### GIVEN TASK:
Up to and including the line with "label='Simulation', clip_on=False, zorder=3)", return every line from the start of the entries below exactly.
** start RECORDS FOR THIS EXERCISE **
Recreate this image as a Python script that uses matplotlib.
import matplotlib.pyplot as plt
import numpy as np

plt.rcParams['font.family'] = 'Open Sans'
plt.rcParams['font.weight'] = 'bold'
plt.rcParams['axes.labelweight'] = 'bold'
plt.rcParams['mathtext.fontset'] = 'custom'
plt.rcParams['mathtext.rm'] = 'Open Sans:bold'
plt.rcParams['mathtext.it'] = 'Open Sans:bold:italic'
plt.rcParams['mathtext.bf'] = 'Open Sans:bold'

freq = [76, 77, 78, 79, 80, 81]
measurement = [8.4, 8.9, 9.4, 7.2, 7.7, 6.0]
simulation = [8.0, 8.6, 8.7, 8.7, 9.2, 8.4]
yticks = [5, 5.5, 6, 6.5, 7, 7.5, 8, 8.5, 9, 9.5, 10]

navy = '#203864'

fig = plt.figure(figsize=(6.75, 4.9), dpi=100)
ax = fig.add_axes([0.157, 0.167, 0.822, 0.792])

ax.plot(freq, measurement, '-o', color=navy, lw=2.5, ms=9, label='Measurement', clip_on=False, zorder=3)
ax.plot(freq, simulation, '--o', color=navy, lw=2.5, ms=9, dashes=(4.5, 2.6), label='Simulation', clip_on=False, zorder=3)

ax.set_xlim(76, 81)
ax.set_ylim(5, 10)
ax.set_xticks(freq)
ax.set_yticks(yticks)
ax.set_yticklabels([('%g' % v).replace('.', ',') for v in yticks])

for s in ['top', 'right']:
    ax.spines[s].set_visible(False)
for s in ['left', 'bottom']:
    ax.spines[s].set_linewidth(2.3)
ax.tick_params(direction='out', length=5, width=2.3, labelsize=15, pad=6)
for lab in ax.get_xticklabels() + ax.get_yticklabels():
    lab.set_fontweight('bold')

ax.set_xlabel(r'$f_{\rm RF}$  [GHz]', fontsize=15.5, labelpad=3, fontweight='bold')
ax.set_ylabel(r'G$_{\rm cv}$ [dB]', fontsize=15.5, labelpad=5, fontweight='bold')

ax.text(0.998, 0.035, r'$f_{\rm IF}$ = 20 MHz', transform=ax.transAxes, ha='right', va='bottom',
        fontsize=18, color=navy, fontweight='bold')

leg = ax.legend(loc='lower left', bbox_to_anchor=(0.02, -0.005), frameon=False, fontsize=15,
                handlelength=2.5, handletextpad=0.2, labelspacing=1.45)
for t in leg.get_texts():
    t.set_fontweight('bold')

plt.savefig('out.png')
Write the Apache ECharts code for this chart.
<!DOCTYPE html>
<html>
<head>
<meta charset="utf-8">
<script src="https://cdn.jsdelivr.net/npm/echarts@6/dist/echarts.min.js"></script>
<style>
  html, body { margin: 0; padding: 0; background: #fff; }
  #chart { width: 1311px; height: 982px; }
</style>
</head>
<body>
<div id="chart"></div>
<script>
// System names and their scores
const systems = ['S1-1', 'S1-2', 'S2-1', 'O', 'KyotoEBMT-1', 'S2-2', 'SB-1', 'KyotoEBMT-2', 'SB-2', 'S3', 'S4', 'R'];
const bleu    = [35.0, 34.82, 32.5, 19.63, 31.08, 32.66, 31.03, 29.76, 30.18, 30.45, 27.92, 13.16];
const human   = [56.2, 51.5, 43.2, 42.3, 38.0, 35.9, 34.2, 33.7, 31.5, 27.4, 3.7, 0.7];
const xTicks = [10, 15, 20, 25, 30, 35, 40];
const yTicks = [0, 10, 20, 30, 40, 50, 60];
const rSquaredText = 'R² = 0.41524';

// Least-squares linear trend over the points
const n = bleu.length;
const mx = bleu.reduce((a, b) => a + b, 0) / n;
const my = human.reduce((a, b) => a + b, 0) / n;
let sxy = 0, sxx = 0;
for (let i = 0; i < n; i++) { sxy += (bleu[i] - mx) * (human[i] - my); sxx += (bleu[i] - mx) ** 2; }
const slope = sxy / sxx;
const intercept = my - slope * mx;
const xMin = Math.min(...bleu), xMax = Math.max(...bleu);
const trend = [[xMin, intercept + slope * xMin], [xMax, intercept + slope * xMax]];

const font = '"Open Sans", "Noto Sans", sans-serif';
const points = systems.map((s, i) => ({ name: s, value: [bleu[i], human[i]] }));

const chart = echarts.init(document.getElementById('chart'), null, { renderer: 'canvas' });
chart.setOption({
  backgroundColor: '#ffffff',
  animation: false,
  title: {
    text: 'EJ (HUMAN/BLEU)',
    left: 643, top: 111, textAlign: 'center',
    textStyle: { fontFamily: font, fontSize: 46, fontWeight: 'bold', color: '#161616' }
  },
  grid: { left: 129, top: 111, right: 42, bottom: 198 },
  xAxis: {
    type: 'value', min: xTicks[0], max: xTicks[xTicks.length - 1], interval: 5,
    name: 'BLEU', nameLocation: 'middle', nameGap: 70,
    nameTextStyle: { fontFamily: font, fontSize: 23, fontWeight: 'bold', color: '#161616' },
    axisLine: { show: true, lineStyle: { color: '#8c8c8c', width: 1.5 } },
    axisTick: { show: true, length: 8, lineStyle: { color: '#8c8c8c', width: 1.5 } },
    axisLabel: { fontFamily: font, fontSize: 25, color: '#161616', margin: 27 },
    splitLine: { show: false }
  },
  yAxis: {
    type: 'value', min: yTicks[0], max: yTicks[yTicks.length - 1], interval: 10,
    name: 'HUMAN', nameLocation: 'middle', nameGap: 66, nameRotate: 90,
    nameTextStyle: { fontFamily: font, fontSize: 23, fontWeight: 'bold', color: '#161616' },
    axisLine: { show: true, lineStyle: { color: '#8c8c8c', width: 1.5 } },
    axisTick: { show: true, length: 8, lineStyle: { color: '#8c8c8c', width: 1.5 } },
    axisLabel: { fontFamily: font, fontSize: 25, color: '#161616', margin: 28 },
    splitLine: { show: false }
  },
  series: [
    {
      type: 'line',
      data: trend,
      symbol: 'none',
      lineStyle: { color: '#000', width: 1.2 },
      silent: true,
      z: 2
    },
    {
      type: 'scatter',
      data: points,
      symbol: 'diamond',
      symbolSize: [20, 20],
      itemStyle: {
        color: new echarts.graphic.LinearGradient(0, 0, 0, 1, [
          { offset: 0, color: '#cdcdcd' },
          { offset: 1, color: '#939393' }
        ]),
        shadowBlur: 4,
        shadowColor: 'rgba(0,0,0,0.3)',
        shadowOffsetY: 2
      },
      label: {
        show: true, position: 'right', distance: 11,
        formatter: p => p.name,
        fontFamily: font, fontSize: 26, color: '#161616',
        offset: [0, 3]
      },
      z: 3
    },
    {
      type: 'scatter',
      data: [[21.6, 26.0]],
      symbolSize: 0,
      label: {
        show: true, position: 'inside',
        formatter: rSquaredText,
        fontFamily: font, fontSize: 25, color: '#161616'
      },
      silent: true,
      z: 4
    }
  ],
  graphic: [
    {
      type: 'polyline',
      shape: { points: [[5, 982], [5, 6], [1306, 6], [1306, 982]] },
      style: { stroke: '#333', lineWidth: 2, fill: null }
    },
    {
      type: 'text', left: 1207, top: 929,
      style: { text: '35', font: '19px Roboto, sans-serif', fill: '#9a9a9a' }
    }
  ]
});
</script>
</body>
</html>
** end RECORDS FOR THIS EXERCISE **
### FINAL ANSWER:
Recreate this image as a Python script that uses matplotlib.
import matplotlib.pyplot as plt
import numpy as np

plt.rcParams['font.family'] = 'Open Sans'
plt.rcParams['font.weight'] = 'bold'
plt.rcParams['axes.labelweight'] = 'bold'
plt.rcParams['mathtext.fontset'] = 'custom'
plt.rcParams['mathtext.rm'] = 'Open Sans:bold'
plt.rcParams['mathtext.it'] = 'Open Sans:bold:italic'
plt.rcParams['mathtext.bf'] = 'Open Sans:bold'

freq = [76, 77, 78, 79, 80, 81]
measurement = [8.4, 8.9, 9.4, 7.2, 7.7, 6.0]
simulation = [8.0, 8.6, 8.7, 8.7, 9.2, 8.4]
yticks = [5, 5.5, 6, 6.5, 7, 7.5, 8, 8.5, 9, 9.5, 10]

navy = '#203864'

fig = plt.figure(figsize=(6.75, 4.9), dpi=100)
ax = fig.add_axes([0.157, 0.167, 0.822, 0.792])

ax.plot(freq, measurement, '-o', color=navy, lw=2.5, ms=9, label='Measurement', clip_on=False, zorder=3)
ax.plot(freq, simulation, '--o', color=navy, lw=2.5, ms=9, dashes=(4.5, 2.6), label='Simulation', clip_on=False, zorder=3)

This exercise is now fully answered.